After creating an uproar in his first official act on Sunday, new US press secretary Sean Spicer came to the White House briefing room to calm the waters today. And for the most part, he seemed to.
Spicer's first official briefing was a mostly routine affair - a basic give-and-take with reporters that produced a few headlines. In any case, it produced almost none of the perplexity and outrage that accompanied his riled-up statements over the weekend about the size of his boss' inaugural attendance. Spicer even wore his sharpest suit for meeting the press.
But what may have looked pro forma had some unusual elements. Among them:
1 The new world order's new briefing order
Journalists (if not real people) were surprised by a subtle break with tradition: Spicer bypassed the AP reporter for the first question and called on a New York Post journalist instead. The AP - the most broadly distributed news service in the world - has been the first question-asker at briefings for as long as . . . well, a long time; no one's quite sure when and how the AP became the first question-asker.
The symbolism of this move wasn't lost on the assembled hacks. The New York Post was a favoured outlet of President Donald Trump's during his salad days as a New York City real estate developer. More to the point, it is owned by a company headed by conservative media baron Rupert Murdoch. Spicer also called on two other Murdoch-owned outlets, Fox News and Fox Business Network, early in the proceedings. A reporter from the unallied, but conservative, Christian Broadcasting Network got the second question of the briefing.
Although Spicer eventually got around to calling on others, including the AP, a subtle message may have been telegraphed.
This isn't just media navel-gazing. The order of questions at a press briefing can set a tone - hostile, combative, easygoing, etc. - for the entire proceeding. Press secretaries, and presidents, can manipulate the order of questioning like a thermostat, calling on a reporter deemed friendly when the questioning gets heated or breaking the intensity of a line of questions by shifting to a journalist who'll change the subject. Spicer's an old pro; the former Republican National Committee spokesman knows how to cool off a room by changing gears and questioners.
2 Limited press access?
Reporters have been bracing for a cold reception by Trump, but three days in, the reception hasn't been as chilly as expected. In addition to Spicer's why-can't-we-all-get-along tone today, the White House press staff offered two extra pool "sprays," brief access to the president by videographers and photographers (the White House News Photographers Association complained that its members were shut out all too often under President Obama). One impromptu session was in the Roosevelt Room while Trump met with union leaders.

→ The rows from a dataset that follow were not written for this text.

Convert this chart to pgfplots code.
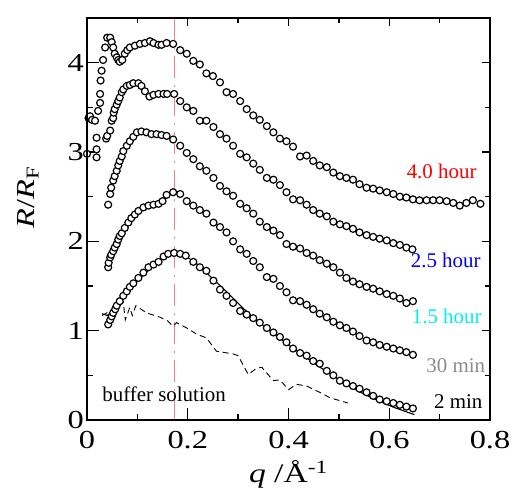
\documentclass[border=0pt]{standalone}
\usepackage{fontspec}
\setmainfont{Liberation Serif}
\newfontfamily\tickfont{Liberation Serif}[FakeStretch=1.25]
\usepackage{pgfplots}
\pgfplotsset{compat=1.18}
\definecolor{vline}{RGB}{255,125,125}
\definecolor{cyanlab}{RGB}{0,240,240}
\definecolor{graylab}{RGB}{140,140,140}

\pgfplotsset{
  frame/.style={scale only axis, width=403bp, height=402bp,
    xmin=0, xmax=0.8, ymin=0, ymax=4.5,
    xtick={0,0.2,0.4,0.6,0.8}, minor xtick={0.1,0.3,0.5,0.7},
    ytick={0,1,2,3,4}, minor ytick={0.5,1.5,2.5,3.5},
    tick align=inside,
    axis line style={line width=1.6pt},
    tick style={line width=1.4pt, black}},
  circ/.style={only marks, mark=*, mark size=3.5pt,
    mark options={fill=white, draw=black, line width=1.2pt}}
}

\begin{document}
\begin{tikzpicture}
\begin{axis}[frame, clip=false,
  xtick pos=left, ytick pos=left,
  major tick length=12bp, minor tick length=6bp,
  tick label style={font=\tickfont\fontsize{26}{26}\selectfont, inner sep=2bp},
  /pgf/number format/assume math mode=true,
  xticklabel style={/pgf/number format/fixed, /pgf/number format/precision=1, yshift=-9bp},
  yticklabel style={xshift=-1bp},
  scaled x ticks=false,
  xlabel={\textit{q} /Å\textsuperscript{-1}},
  xlabel style={font=\tickfont\fontsize{27}{27}\selectfont, at={(axis description cs:0.5,0)}, anchor=base, yshift=-62bp},
  ylabel={\textit{R}/\textit{R}\textsubscript{F}},
  ylabel style={font=\tickfont\fontsize{26}{26}\selectfont, at={(axis description cs:-0.146,0.554)}, anchor=center},
]
% peak position
\addplot[vline, line width=1.1pt, dash pattern=on 22bp off 7bp on 2bp off 7bp] coordinates {(0.173,0) (0.173,4.5)};

% 4.0 hour
\addplot[circ] table {
0.000 2.98
0.003 3.38
0.006 3.40
0.010 3.36
0.016 3.35
0.019 3.16
0.019 3.03
0.019 2.94
0.022 3.46
0.026 3.55
0.026 3.65
0.027 3.80
0.029 3.91
0.032 4.03
0.036 4.17
0.040 4.28
0.046 4.28
0.049 4.23
0.052 4.17
0.055 4.10
0.059 4.06
0.062 4.03
0.065 4.01
0.070 4.03
0.075 4.10
0.080 4.14
0.085 4.17
0.095 4.19
0.105 4.21
0.115 4.22
0.125 4.24
0.132 4.22
0.142 4.20
0.148 4.20
0.158 4.22
0.171 4.21
0.185 4.14
0.198 4.10
0.211 4.02
0.224 3.98
0.237 3.88
0.250 3.85
0.264 3.78
0.277 3.67
0.290 3.65
0.304 3.57
0.317 3.48
0.330 3.41
0.343 3.36
0.357 3.29
0.370 3.22
0.383 3.15
0.396 3.12
0.409 3.06
0.423 2.95
0.436 2.96
0.449 2.90
0.462 2.85
0.476 2.83
0.489 2.77
0.502 2.73
0.515 2.71
0.528 2.69
0.541 2.64
0.555 2.60
0.568 2.59
0.581 2.57
0.595 2.55
0.608 2.53
0.621 2.50
0.634 2.49
0.647 2.47
0.660 2.46
0.674 2.46
0.687 2.46
0.700 2.46
0.714 2.45
0.727 2.43
0.740 2.40
0.753 2.43
0.766 2.46
0.781 2.42
};

% 2.5 hour
\addplot[circ] table {
0.038 3.15
0.040 3.18
0.046 3.24
0.049 3.35
0.052 3.38
0.053 3.44
0.055 3.48
0.059 3.53
0.062 3.57
0.065 3.61
0.069 3.67
0.072 3.70
0.079 3.74
0.085 3.75
0.092 3.77
0.102 3.77
0.108 3.74
0.115 3.68
0.124 3.62
0.132 3.64
0.142 3.65
0.152 3.65
0.159 3.65
0.173 3.65
0.185 3.57
0.198 3.50
0.211 3.46
0.224 3.35
0.237 3.35
0.251 3.28
0.264 3.20
0.277 3.15
0.290 3.07
0.304 2.98
0.317 2.94
0.330 2.87
0.343 2.80
0.357 2.71
0.370 2.69
0.383 2.63
0.396 2.55
0.409 2.47
0.423 2.46
0.436 2.41
0.449 2.35
0.462 2.31
0.476 2.28
0.489 2.22
0.502 2.19
0.515 2.17
0.528 2.14
0.541 2.10
0.555 2.07
0.568 2.05
0.581 2.03
0.595 2.01
0.608 1.98
0.621 1.96
0.634 1.93
0.646 1.91
};

% 1.5 hour
\addplot[circ] table {
0.042 2.41
0.046 2.53
0.048 2.60
0.052 2.68
0.055 2.73
0.059 2.79
0.062 2.85
0.065 2.90
0.069 2.95
0.072 3.01
0.079 3.07
0.085 3.12
0.092 3.17
0.099 3.22
0.108 3.23
0.118 3.22
0.128 3.20
0.138 3.20
0.148 3.19
0.158 3.18
0.171 3.14
0.185 3.07
0.198 2.99
0.211 2.92
0.224 2.84
0.237 2.79
0.251 2.71
0.264 2.62
0.277 2.56
0.290 2.51
0.304 2.42
0.317 2.37
0.330 2.31
0.343 2.22
0.357 2.16
0.370 2.12
0.383 2.07
0.396 1.97
0.409 1.94
0.423 1.92
0.436 1.87
0.449 1.84
0.462 1.79
0.476 1.75
0.489 1.71
0.502 1.65
0.515 1.59
0.528 1.55
0.541 1.52
0.555 1.49
0.568 1.47
0.581 1.44
0.595 1.41
0.608 1.39
0.621 1.36
0.634 1.31
0.647 1.33
};

% 30 min
\addplot[circ] table {
0.042 1.71
0.043 1.76
0.046 1.82
0.048 1.85
0.052 1.89
0.055 1.93
0.059 1.97
0.062 2.02
0.065 2.06
0.069 2.09
0.075 2.15
0.082 2.21
0.088 2.26
0.095 2.30
0.102 2.34
0.112 2.38
0.122 2.40
0.132 2.41
0.142 2.42
0.150 2.45
0.158 2.52
0.171 2.55
0.185 2.53
0.198 2.45
0.211 2.40
0.224 2.35
0.237 2.31
0.251 2.21
0.264 2.16
0.277 2.10
0.290 2.00
0.304 1.91
0.317 1.86
0.330 1.78
0.343 1.71
0.357 1.60
0.370 1.58
0.383 1.50
0.396 1.43
0.409 1.34
0.423 1.33
0.436 1.29
0.449 1.24
0.462 1.19
0.476 1.15
0.489 1.10
0.502 1.06
0.515 1.03
0.528 0.99
0.541 0.94
0.555 0.89
0.568 0.87
0.581 0.84
0.595 0.82
0.608 0.80
0.621 0.78
0.634 0.76
0.647 0.73
};

% 2 min
\addplot[circ] table {
0.042 1.07
0.046 1.12
0.049 1.16
0.052 1.20
0.056 1.24
0.059 1.28
0.065 1.33
0.072 1.39
0.079 1.44
0.085 1.49
0.092 1.53
0.102 1.59
0.112 1.65
0.122 1.71
0.132 1.74
0.142 1.77
0.152 1.83
0.161 1.86
0.173 1.87
0.185 1.86
0.196 1.84
0.211 1.77
0.224 1.71
0.237 1.67
0.251 1.56
0.264 1.46
0.277 1.39
0.290 1.31
0.304 1.22
0.317 1.18
0.330 1.14
0.343 1.09
0.357 1.03
0.370 0.98
0.383 0.93
0.396 0.87
0.409 0.80
0.423 0.75
0.436 0.72
0.449 0.66
0.462 0.63
0.476 0.55
0.489 0.50
0.502 0.44
0.515 0.41
0.528 0.38
0.541 0.35
0.555 0.31
0.568 0.27
0.581 0.23
0.595 0.21
0.608 0.19
0.621 0.17
0.634 0.15
0.647 0.13
};

% fit to 2 min
\addplot[black, line width=1.1pt] table {
0.030 1.19
0.040 1.17
0.050 1.21
0.070 1.36
0.100 1.56
0.130 1.72
0.160 1.85
0.175 1.88
0.190 1.86
0.220 1.74
0.250 1.58
0.280 1.42
0.310 1.25
0.340 1.10
0.370 0.97
0.400 0.84
0.430 0.72
0.460 0.60
0.490 0.49
0.520 0.38
0.550 0.29
0.580 0.21
0.610 0.14
0.630 0.10
0.650 0.06
};

% buffer solution
\addplot[black, line width=0.9pt, dash pattern=on 6bp off 4bp] table {
0.030 1.17
0.055 1.25
0.072 1.32
0.076 1.12
0.085 1.26
0.090 1.17
0.097 1.28
0.118 1.20
0.145 1.15
0.160 1.11
0.171 1.05
0.178 1.09
0.198 1.03
0.218 0.96
0.237 0.92
0.257 0.77
0.290 0.74
0.300 0.72
0.320 0.51
0.337 0.58
0.347 0.59
0.370 0.44
0.383 0.45
0.400 0.34
0.416 0.40
0.436 0.38
0.462 0.31
0.482 0.25
0.518 0.19
};

\begin{scope}[every node/.style={font=\fontsize{21}{21}\selectfont, inner sep=1bp}]
\node[red, fill=white] at (axis cs:0.704,2.78) {4.0 hour};
\node[blue, fill=white] at (axis cs:0.712,1.79) {2.5 hour};
\node[cyanlab, fill=white] at (axis cs:0.714,1.16) {1.5 hour};
\node[graylab, fill=white] at (axis cs:0.732,0.61) {30 min};
\node[black] at (axis cs:0.737,0.21) {2 min};
\node[black] at (axis cs:0.153,0.29) {buffer solution};
\end{scope}
\end{axis}

% top and right ticks are shorter
\begin{axis}[frame, xtick pos=right, ytick pos=right,
  major tick length=8bp, minor tick length=5bp,
  xticklabels={}, yticklabels={}]
\end{axis}

\path ([shift={(-87bp,-68bp)}]current axis.south west) rectangle ([shift={(23bp,18bp)}]current axis.north east);
\end{tikzpicture}
\end{document}
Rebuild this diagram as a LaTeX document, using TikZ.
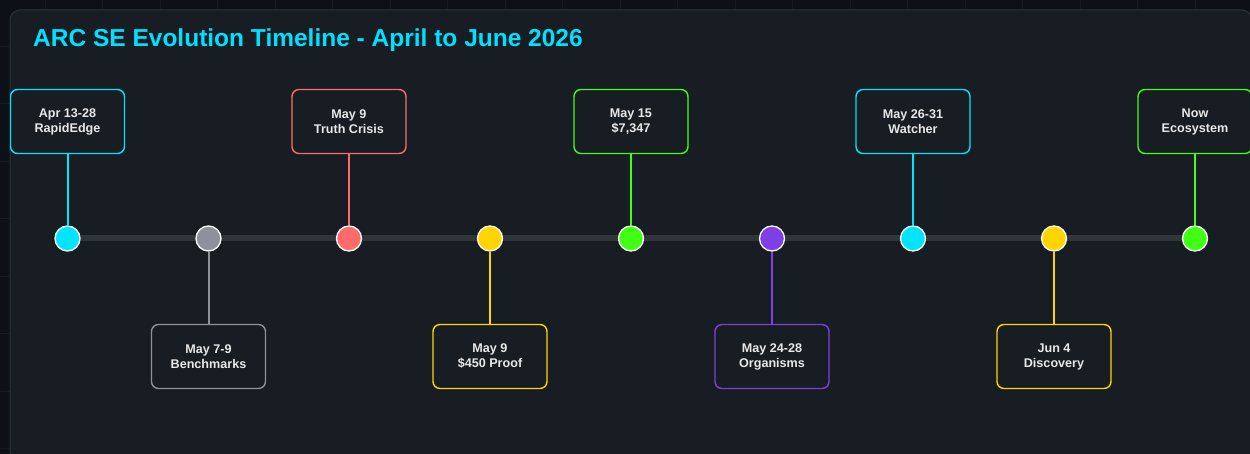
\documentclass[tikz,border=0pt]{standalone}
\usepackage{fontspec}
\setmainfont{Liberation Sans}
\pgfdeclarelayer{bg}
\pgfdeclarelayer{mid}
\pgfsetlayers{bg,mid,main}
\definecolor{outerbg}{HTML}{0D1117}
\definecolor{gridc}{HTML}{161B22}
\definecolor{panelbg}{HTML}{181C23}
\definecolor{panelbd}{HTML}{2D323A}
\definecolor{trackc}{HTML}{30343B}
\definecolor{titlec}{HTML}{00E1FF}
\definecolor{txtc}{HTML}{E8E8E8}
\definecolor{ccyan}{HTML}{00E5FF}
\definecolor{cgrey}{HTML}{8B929B}
\definecolor{cred}{HTML}{FF6B6B}
\definecolor{cyellow}{HTML}{FFD500}
\definecolor{cgreen}{HTML}{40FF14}
\definecolor{cpurple}{HTML}{7E40E6}
\tikzset{
  eventbox/.style={draw=#1, line width=1.4pt, rounded corners=7pt, fill=panelbg,
    minimum width=114pt, minimum height=64pt, inner sep=0pt, align=center,
    text=txtc, font=\bfseries\fontsize{12.6}{15}\selectfont},
  dot/.style={circle, fill=#1, draw=white, line width=1.3pt, minimum size=25pt, inner sep=0pt},
  link/.style={draw=#1, line width=2pt},
}
\begin{document}
\begin{tikzpicture}[x=1pt,y=-1pt]
\useasboundingbox (0,0) rectangle (1250,454);
\begin{pgfonlayer}{bg}
\fill[outerbg] (0,0) rectangle (1250,454);
\foreach \i in {0,...,22} \draw[gridc, line width=0.8pt] ({-12.5+57.5*\i},0) -- ({-12.5+57.5*\i},454);
\foreach \i in {0,...,8} \draw[gridc, line width=0.8pt] (0,{-11.5+57.5*\i}) -- (1250,{-11.5+57.5*\i});
\draw[panelbd, fill=panelbg, line width=1pt, rounded corners=10pt] (10,10) rectangle (1252,475);
\end{pgfonlayer}

\node[anchor=base west, text=titlec, font=\bfseries\fontsize{24.5}{28}\selectfont, inner sep=0pt] (title) at (33,46.5) {ARC SE Evolution Timeline - April to June 2026};

% dots
\node[dot=ccyan]   (d1) at (67.5,238.5) {};
\node[dot=cgrey]   (d2) at (208.5,238.5) {};
\node[dot=cred]    (d3) at (349,238.5) {};
\node[dot=cyellow] (d4) at (490,238.5) {};
\node[dot=cgreen]  (d5) at (631,238.5) {};
\node[dot=cpurple] (d6) at (772,238.5) {};
\node[dot=ccyan]   (d7) at (913,238.5) {};
\node[dot=cyellow] (d8) at (1054,238.5) {};
\node[dot=cgreen]  (d9) at (1195,238.5) {};

% boxes
\node[eventbox=ccyan]   (b1) at (67.5,121.5) {Apr 13-28\\RapidEdge};
\node[eventbox=cgrey]   (b2) at (208.5,356.5) {May 7-9\\Benchmarks};
\node[eventbox=cred]    (b3) at (349,121.5) {May 9\\Truth Crisis};
\node[eventbox=cyellow] (b4) at (490,356.5) {May 9\\\$450 Proof};
\node[eventbox=cgreen]  (b5) at (631,121.5) {May 15\\\$7,347};
\node[eventbox=cpurple] (b6) at (772,356.5) {May 24-28\\Organisms};
\node[eventbox=ccyan]   (b7) at (913,121.5) {May 26-31\\Watcher};
\node[eventbox=cyellow] (b8) at (1054,356.5) {Jun 4\\Discovery};
\node[eventbox=cgreen]  (b9) at (1195,121.5) {Now\\Ecosystem};

\begin{pgfonlayer}{mid}
\draw[trackc, line width=6pt] (d1.center) -- (d9.center);
\end{pgfonlayer}

\draw[link=ccyan]   (b1.south) -- (d1.north);
\draw[link=cgrey]   (b2.north) -- (d2.south);
\draw[link=cred]    (b3.south) -- (d3.north);
\draw[link=cyellow] (b4.north) -- (d4.south);
\draw[link=cgreen]  (b5.south) -- (d5.north);
\draw[link=cpurple] (b6.north) -- (d6.south);
\draw[link=ccyan]   (b7.south) -- (d7.north);
\draw[link=cyellow] (b8.north) -- (d8.south);
\draw[link=cgreen]  (b9.south) -- (d9.north);
\end{tikzpicture}
\end{document}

In other press-access news, Spicer suggested there may be . . .
3 Something called Skype seats
The press secretary introduced the idea of reserving four digital channels at each briefing for reporters from distant news organisations to pipe in and ask questions. The oddly brand-name-specific idea (why not "Facetime seats"?) was first floated by "Meet the Press" host Chuck Todd in an interview with the Poynter Institute last week.
More is always better, but one reaction from journalists is that plenty of reporters closer to home can't get into the briefings now. "Just FYI, @seanspicer, there are already like 90 DC-based regional reporters who rarely get a question at the WH briefings," tweeted Thomas Burr, the Salt Lake Tribune's Washington bureau chief and past president of the National Press Club.
In which case . . .
4 Why not get a bigger press room?
As is, the White House briefing room contains just 49 seats. On days like today, it's crammed with people, camera equipment and laptops. The small warren of workspaces in the back sometimes floods; the whole place sometimes doesn't have that minty fresh smell.
Trump Administration officials have suggested moving the briefings to a larger venue next door to the White House, in the Old Executive Office Building. The idea has been received with some alarm by reporters, who see it as a preliminary step to removing them from the White House grounds entirely. But a bigger room would mean more seats and more reporters asking questions.
Spicer didn't address the press' ultimate whereabouts, and, oddly, wasn't asked about it.
5 Who are these guys?
There were the usual questions from the usual reporters at the briefing. But there were some unusual questioners, too. Two of them list themselves as public-relations specialists.
Jon-Christopher Bua is a longtime White House pressroom habitué who describes himself as a commentator and analyst; he also describes himself as the owner of a "strategic communications and public relations" firm.
Another questioner, Robert Weiner, says he writes newspaper editorials. But Weiner's website says he offers "full service public affairs and issue strategy". Weiner said in an interview that he no longer provides such services. "I've got to change that," he said.
6 Sean Spicer is not a comedian
Spicer fell flat in his opening attempt to make light of his appearance on Sunday, joking that his predecessor, Obama spokesman Josh Earnest, "was voted most popular press secretary by the press corps. ... His title is secure at least for the next few days".
Tumbleweeds and crickets ensued.
On the other hand, he'll be here all week (and year).